Well, we are now deep in the middle of Valentine’s Day weekend—Presidents’ Day, if you want to get technical, but who spends the greater part of this weekend focused on Presidents?
Those of us who had the brilliant idea of arranging their marriage to coincide with Valentine’s Day may have, at one point, patted ourselves on the back for the two-fer maneuver—until we tried to escape town for subsequent re-enactments of the occasion. Anniversary trips on this three day weekend don’t come cheap. Nor secluded.
No romantic getaway for us, this weekend. We’ve postponed our good intentions for a more convenient time when we can really wander the shoreline in seclusion somewhere. We settled for dinner in town, dessert and coffee at home and a nice quiet evening. A beautiful bouquet of roses will do as much to remind us of our special weekend as would any out-of-town extravaganza.
And one more thing: we did exchange gifts.
While I am so grateful for the gift I received this weekend, I did have to laugh at the thought of it. I’ve heard people talk about “golf widows”—those poor women left all alone while their husbands, consumed with the game, play just one more round. Again.
I suppose the same could be said for women left behind while their husbands go on extended hunting trips in Wyoming, or Alaska. Or, forget that—how about big game in Africa?
But I never gave that dynamic any thought until my husband—the one called upon to serve as emcee for our genealogical society’s annual dinner event—got on a roll with some of his genealogy husband jokes. Judging from the guffaws coming from his audience, he had plenty of company in his genealogical martyrdom.
Granted, I do spend a lot of time on my research. There is so much yet to do. Not that I have this mandate to get back to Adam or anything. But there is always just a little bit more to find. A little bit more to read. A little bit more…
It never dawned on me that there might be such a thing as a genealogy widower. When it comes right down to it, though, I have to admit I’m smitten: I’ve been bitten by the genealogy bug. And my genealogy-widower husband found just the perfect way to say, “I love you.” He bought me a book. A genealogy book.
Not just any book, mind you. My husband was perceptive in isolating the perfect specimen. A while back, when I began this current pursuit of my Broyles line—the one inter-marrying with the Taliaferro family—I had discovered a volume originally published in 1913. Written by Richard Wright Simpson—actually, a distant relative of mine—it is a volume of just the right blend of local history and genealogy.

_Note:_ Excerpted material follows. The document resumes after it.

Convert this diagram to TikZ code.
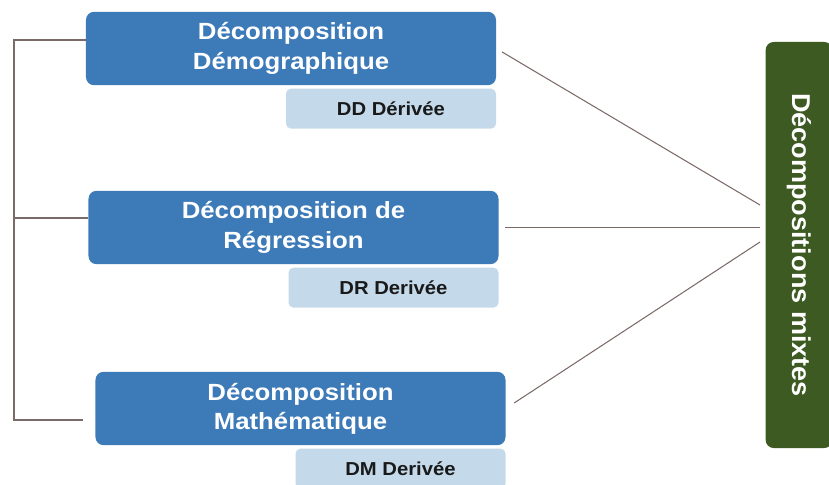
\documentclass[tikz,border=0pt]{standalone}
\usepackage{fontspec}
\usepackage{tikz}
\usetikzlibrary{positioning}
\newfontfamily\boxfont[FakeStretch=1.1]{Liberation Sans}
\newfontfamily\subfont[FakeStretch=1.08]{Liberation Sans}
\newfontfamily\sidefont[FakeStretch=1.05]{Liberation Sans}
\definecolor{decompblue}{HTML}{3D7AB8}
\definecolor{derivblue}{HTML}{C4DAEA}
\definecolor{mixgreen}{HTML}{3C5A22}
\definecolor{linkgray}{HTML}{7B6B68}

\begin{document}
\begin{tikzpicture}[
            x=0.03cm, y=-0.03cm,
            mainbox/.style={rectangle, rounded corners=0.24cm, fill=decompblue, text=white, minimum width=12.3cm, minimum height=2.2cm, align=center, inner sep=0pt, font={\boxfont\bfseries\fontsize{20}{25}\selectfont}},
            subbox/.style={rectangle, rounded corners=0.15cm, fill=derivblue, text=black!90, minimum width=6.3cm, minimum height=1.2cm, inner sep=0pt, font={\subfont\bfseries\fontsize{16}{19}\selectfont}},
            mixbox/.style={rectangle, rounded corners=0.24cm, fill=mixgreen, text=white, minimum width=12.18cm, minimum height=2.0cm, inner sep=0pt, font={\sidefont\bfseries\fontsize{22}{25}\selectfont}},
            link/.style={draw=linkgray, line width=0.9pt}
        ]
        \useasboundingbox (0,0) rectangle (829,485);

        % Decompositions
        \node[mainbox] (demo) at (291,48.5) {Décomposition\\Démographique};
        \node[mainbox] (regr) at (293.5,227.5) {Décomposition de\\Régression};
        \node[mainbox] (math) at (300.5,408.5) {Décomposition\\Mathématique};

        % Derived boxes
        \node[subbox, below=0.09cm of demo.south east, anchor=north east] (dd) {DD Dérivée};
        \node[subbox, below=0.09cm of regr.south east, anchor=north east] (dr) {DR Derivée};
        \node[subbox, below=0.09cm of math.south east, anchor=north east] (dm) {DM Derivée};

        % Mixed decompositions
        \node[mixbox, rotate=-90] (mix) at (799,245) {Décompositions mixtes};

        % Left bracket
        \coordinate (b1) at (14,40);
        \coordinate (b2) at (14,218);
        \coordinate (b3) at (14,420);
        \coordinate (e3) at (83,420);
        \draw[link] (demo.west |- b1) -- (b1) -- (b3) -- (e3);
        \draw[link] (b2) -- (regr.west |- b2);

        % Links to mixed
        \coordinate (m1) at (760,205);
        \coordinate (m2) at (760,227.5);
        \coordinate (m3) at (760,242);
        \draw[link, shorten <=0.2cm] (demo.east) -- (m1);
        \draw[link, shorten <=0.2cm] (regr.east) -- (m2);
        \draw[link, shorten <=0.3cm] (math.east) -- (m3);

        \end{tikzpicture}
\end{document}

The book, History of Old Pendleton District, provides a narrative of the early days of what now spans both Pendleton and Anderson counties in South Carolina. While I could obtain the text via digitized versions on sites such as Internet Archive, I was glad to see the book is still available—albeit in reprint format—for sale now. While I’m ecstatic about what can be accessed online, thanks to the push to preserve these old tokens of our heritage, there is nothing like holding a book in your hands, settling into a cozy chair, and reading.
The Love of My Life knows that. He can identify with that. There is nothing like a book. Both of us have large collections of publications on our favorite topics. Though he may not be keen on the many hours of research I’ve put in—he is, after all, a genealogy widower, himself—he does reap some of the benefits in the fascinating details I’ve been able to unearth about a few branches of his own family. And, to his credit, he is a very patient man.
And discerning. After all, how many husbands bought their wives a gift like that for their Valentine’s weekend?!